Records to process:
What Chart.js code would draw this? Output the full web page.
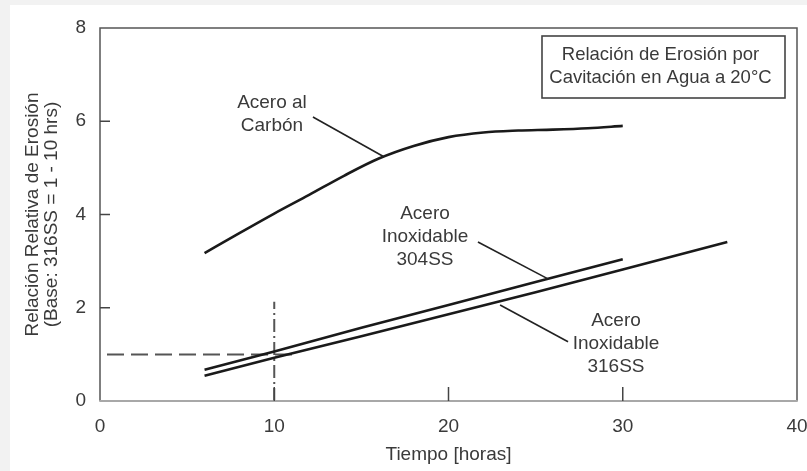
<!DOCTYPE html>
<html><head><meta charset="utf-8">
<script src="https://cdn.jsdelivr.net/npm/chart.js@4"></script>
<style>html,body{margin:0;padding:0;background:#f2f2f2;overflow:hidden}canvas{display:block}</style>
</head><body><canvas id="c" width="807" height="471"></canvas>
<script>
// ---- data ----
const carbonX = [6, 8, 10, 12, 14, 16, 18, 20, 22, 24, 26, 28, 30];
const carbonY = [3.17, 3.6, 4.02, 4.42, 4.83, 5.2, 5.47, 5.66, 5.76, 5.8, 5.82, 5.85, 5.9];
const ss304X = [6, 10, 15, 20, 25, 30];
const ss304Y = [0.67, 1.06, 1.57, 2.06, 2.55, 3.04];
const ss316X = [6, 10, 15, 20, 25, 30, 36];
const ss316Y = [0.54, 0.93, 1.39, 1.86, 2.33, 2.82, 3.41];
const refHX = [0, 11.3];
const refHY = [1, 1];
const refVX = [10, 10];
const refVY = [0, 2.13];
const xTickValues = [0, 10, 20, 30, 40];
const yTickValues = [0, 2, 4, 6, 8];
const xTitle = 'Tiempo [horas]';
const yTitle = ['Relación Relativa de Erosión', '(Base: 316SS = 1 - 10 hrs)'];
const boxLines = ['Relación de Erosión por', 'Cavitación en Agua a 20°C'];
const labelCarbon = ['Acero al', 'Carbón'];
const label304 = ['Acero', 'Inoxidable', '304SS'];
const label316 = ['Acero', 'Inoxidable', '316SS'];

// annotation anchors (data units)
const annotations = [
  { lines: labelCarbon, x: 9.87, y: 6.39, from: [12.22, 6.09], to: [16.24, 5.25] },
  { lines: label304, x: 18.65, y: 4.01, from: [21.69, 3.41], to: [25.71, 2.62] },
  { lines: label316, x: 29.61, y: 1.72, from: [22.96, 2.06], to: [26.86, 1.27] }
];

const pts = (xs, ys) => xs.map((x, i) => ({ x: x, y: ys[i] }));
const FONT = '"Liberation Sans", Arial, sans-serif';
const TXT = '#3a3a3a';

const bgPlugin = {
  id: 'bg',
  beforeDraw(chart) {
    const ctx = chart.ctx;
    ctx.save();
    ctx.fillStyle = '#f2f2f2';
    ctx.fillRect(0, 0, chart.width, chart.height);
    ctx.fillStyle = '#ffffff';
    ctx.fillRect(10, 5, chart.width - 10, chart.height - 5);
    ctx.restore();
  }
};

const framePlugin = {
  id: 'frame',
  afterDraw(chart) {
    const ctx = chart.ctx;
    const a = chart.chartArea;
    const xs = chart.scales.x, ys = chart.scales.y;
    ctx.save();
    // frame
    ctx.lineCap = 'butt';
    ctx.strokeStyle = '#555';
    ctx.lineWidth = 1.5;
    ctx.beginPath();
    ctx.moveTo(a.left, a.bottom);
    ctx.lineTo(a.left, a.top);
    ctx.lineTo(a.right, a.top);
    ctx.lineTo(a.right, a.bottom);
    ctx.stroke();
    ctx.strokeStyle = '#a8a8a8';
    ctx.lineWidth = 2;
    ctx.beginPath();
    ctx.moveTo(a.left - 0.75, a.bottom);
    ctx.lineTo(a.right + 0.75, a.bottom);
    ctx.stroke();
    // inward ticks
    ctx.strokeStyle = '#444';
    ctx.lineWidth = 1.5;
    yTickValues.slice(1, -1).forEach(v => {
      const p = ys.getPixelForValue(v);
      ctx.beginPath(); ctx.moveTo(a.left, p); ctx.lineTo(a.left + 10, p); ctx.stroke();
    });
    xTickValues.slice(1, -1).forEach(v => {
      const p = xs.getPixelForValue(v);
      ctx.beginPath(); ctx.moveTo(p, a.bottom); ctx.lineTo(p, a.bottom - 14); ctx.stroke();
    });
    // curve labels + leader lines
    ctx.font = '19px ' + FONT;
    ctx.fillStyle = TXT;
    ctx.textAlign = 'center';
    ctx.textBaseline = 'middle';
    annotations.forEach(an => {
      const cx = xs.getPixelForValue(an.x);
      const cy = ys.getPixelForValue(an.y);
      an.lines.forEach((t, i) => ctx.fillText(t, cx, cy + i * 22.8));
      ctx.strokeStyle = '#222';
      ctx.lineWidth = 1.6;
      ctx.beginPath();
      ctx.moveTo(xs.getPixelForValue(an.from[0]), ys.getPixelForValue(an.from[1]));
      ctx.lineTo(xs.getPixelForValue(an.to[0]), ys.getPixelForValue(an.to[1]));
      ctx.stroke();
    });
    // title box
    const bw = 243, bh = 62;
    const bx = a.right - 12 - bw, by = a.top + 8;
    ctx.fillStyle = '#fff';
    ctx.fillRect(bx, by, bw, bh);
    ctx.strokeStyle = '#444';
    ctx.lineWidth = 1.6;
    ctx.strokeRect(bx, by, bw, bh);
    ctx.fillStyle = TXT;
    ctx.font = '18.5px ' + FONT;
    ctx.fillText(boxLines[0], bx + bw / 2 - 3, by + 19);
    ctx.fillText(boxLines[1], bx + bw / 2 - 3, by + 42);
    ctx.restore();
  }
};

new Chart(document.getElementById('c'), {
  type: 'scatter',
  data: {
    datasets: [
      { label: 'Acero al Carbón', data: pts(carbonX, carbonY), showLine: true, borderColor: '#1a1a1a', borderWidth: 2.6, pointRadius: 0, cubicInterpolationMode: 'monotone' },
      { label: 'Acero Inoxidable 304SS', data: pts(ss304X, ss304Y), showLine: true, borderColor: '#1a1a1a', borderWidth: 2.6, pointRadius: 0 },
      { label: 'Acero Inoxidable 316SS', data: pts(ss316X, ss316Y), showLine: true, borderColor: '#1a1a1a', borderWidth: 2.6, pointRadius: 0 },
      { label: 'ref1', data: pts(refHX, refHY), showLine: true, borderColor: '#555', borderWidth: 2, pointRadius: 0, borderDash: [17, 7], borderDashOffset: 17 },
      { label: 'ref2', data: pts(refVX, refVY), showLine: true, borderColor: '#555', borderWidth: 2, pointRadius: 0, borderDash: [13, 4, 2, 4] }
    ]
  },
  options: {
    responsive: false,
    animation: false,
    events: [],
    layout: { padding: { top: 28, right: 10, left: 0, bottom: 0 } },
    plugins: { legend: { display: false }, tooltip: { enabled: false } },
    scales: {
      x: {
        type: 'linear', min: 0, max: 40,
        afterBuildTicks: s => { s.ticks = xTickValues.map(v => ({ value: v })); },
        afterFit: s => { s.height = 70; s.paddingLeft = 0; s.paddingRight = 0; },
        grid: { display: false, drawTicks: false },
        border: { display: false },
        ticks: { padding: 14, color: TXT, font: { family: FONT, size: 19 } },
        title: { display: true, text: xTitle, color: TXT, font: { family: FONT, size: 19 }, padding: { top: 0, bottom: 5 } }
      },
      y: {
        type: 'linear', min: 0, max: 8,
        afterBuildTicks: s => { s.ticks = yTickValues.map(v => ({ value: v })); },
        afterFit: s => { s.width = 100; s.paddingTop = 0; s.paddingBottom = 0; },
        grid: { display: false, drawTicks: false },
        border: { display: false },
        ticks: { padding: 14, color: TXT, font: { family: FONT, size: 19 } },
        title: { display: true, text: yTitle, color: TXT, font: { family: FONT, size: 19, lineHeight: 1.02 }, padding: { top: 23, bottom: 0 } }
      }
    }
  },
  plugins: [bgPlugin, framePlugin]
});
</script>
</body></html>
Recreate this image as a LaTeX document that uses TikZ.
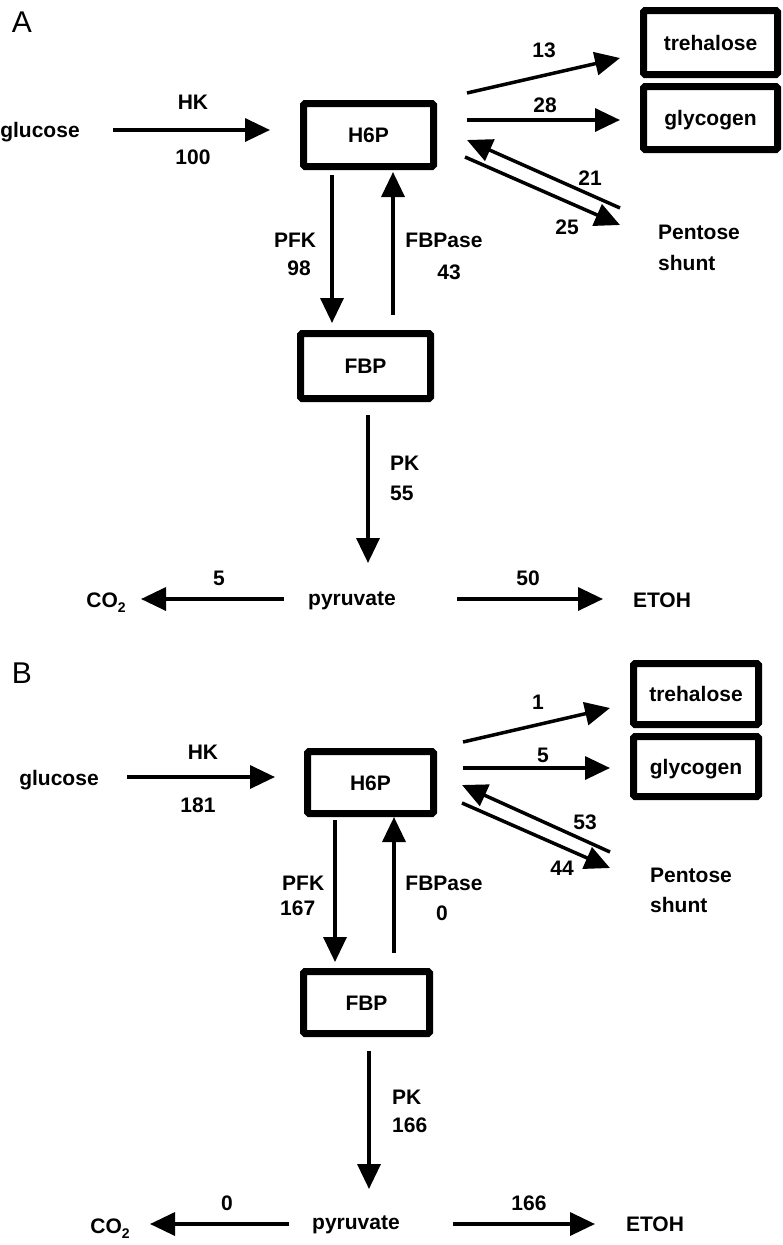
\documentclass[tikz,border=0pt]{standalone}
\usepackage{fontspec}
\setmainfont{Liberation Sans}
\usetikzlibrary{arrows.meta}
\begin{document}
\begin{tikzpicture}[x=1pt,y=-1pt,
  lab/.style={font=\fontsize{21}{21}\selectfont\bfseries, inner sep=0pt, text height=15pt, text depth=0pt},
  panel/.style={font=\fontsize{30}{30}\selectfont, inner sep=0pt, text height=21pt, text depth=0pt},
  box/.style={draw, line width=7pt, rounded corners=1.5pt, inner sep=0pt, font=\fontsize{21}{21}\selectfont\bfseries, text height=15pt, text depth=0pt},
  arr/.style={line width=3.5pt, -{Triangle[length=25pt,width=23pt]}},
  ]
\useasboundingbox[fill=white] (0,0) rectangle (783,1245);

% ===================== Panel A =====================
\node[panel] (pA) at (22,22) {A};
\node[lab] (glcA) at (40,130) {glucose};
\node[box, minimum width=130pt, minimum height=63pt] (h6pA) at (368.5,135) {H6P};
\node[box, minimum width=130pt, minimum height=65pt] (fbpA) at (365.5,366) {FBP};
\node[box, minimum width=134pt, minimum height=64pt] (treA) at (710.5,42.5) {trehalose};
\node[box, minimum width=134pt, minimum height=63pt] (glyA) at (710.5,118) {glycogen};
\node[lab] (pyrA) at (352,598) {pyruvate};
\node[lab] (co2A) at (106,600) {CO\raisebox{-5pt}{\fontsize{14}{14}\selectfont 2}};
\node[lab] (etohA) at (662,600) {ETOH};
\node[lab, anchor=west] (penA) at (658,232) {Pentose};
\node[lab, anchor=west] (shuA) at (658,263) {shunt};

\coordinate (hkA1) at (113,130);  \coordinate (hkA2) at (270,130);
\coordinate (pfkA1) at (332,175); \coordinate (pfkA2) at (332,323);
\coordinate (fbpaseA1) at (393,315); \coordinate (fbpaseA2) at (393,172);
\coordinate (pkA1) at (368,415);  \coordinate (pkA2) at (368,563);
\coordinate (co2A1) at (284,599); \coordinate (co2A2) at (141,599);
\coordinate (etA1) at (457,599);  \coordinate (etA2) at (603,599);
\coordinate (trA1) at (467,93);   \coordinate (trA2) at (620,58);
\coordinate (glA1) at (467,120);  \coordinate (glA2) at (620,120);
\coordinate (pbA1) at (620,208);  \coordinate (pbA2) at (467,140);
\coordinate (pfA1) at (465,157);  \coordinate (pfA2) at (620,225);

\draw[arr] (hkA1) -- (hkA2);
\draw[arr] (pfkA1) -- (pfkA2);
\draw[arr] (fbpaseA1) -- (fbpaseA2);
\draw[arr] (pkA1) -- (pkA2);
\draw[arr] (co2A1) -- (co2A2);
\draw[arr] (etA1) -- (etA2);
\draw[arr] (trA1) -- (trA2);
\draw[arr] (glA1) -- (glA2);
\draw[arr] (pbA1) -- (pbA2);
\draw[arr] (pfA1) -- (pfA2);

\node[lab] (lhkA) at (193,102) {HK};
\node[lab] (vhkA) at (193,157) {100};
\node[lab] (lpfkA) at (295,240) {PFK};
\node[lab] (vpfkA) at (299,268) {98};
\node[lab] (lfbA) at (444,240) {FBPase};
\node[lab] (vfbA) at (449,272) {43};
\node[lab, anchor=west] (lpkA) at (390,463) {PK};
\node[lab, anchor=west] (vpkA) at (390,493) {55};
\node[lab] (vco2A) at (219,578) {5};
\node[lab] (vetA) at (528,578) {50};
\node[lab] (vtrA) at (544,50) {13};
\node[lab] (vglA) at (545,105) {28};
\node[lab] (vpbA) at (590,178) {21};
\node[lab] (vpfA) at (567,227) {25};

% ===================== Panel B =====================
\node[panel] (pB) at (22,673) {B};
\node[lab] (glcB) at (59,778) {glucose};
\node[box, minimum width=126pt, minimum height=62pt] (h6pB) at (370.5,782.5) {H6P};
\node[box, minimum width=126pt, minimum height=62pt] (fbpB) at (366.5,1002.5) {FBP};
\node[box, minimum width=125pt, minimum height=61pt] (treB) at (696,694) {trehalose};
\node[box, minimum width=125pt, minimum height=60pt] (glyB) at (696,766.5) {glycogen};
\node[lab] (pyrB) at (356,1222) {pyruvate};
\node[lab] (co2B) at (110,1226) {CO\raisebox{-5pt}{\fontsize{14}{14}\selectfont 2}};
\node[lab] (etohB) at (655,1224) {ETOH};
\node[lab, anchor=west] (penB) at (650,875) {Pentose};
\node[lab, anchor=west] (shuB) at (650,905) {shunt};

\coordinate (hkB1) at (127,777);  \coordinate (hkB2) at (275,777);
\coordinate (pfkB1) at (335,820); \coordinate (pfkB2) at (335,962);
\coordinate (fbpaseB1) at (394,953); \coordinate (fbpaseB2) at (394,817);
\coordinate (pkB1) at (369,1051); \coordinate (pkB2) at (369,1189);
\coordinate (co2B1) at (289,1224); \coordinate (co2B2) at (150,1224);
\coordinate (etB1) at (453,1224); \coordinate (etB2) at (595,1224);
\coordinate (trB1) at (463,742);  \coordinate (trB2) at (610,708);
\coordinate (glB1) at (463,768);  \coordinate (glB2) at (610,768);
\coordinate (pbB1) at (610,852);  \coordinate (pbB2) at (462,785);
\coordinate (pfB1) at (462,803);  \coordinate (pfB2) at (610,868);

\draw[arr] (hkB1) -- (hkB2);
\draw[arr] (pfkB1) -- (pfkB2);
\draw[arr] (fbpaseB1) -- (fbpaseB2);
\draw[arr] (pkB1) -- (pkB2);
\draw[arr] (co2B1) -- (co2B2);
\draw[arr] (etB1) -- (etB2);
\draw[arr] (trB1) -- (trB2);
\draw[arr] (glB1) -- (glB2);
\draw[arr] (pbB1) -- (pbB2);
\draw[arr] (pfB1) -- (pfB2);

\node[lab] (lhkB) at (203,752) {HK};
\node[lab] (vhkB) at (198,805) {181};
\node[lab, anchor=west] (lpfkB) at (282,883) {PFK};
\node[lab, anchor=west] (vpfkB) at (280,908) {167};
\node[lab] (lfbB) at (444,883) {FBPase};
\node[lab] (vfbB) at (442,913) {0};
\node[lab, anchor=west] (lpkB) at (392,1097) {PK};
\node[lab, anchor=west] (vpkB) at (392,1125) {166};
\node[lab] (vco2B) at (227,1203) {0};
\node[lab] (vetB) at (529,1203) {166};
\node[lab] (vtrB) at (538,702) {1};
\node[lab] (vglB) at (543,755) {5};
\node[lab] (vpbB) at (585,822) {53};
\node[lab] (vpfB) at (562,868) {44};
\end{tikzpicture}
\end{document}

Required task:
In the data above, please extract the lines from the first one through the line with "const TXT = '#3a3a3a';", exactly, and keep pictures out.

Expected answer:
What Chart.js code would draw this? Output the full web page.
<!DOCTYPE html>
<html><head><meta charset="utf-8">
<script src="https://cdn.jsdelivr.net/npm/chart.js@4"></script>
<style>html,body{margin:0;padding:0;background:#f2f2f2;overflow:hidden}canvas{display:block}</style>
</head><body><canvas id="c" width="807" height="471"></canvas>
<script>
// ---- data ----
const carbonX = [6, 8, 10, 12, 14, 16, 18, 20, 22, 24, 26, 28, 30];
const carbonY = [3.17, 3.6, 4.02, 4.42, 4.83, 5.2, 5.47, 5.66, 5.76, 5.8, 5.82, 5.85, 5.9];
const ss304X = [6, 10, 15, 20, 25, 30];
const ss304Y = [0.67, 1.06, 1.57, 2.06, 2.55, 3.04];
const ss316X = [6, 10, 15, 20, 25, 30, 36];
const ss316Y = [0.54, 0.93, 1.39, 1.86, 2.33, 2.82, 3.41];
const refHX = [0, 11.3];
const refHY = [1, 1];
const refVX = [10, 10];
const refVY = [0, 2.13];
const xTickValues = [0, 10, 20, 30, 40];
const yTickValues = [0, 2, 4, 6, 8];
const xTitle = 'Tiempo [horas]';
const yTitle = ['Relación Relativa de Erosión', '(Base: 316SS = 1 - 10 hrs)'];
const boxLines = ['Relación de Erosión por', 'Cavitación en Agua a 20°C'];
const labelCarbon = ['Acero al', 'Carbón'];
const label304 = ['Acero', 'Inoxidable', '304SS'];
const label316 = ['Acero', 'Inoxidable', '316SS'];

// annotation anchors (data units)
const annotations = [
  { lines: labelCarbon, x: 9.87, y: 6.39, from: [12.22, 6.09], to: [16.24, 5.25] },
  { lines: label304, x: 18.65, y: 4.01, from: [21.69, 3.41], to: [25.71, 2.62] },
  { lines: label316, x: 29.61, y: 1.72, from: [22.96, 2.06], to: [26.86, 1.27] }
];

const pts = (xs, ys) => xs.map((x, i) => ({ x: x, y: ys[i] }));
const FONT = '"Liberation Sans", Arial, sans-serif';
const TXT = '#3a3a3a';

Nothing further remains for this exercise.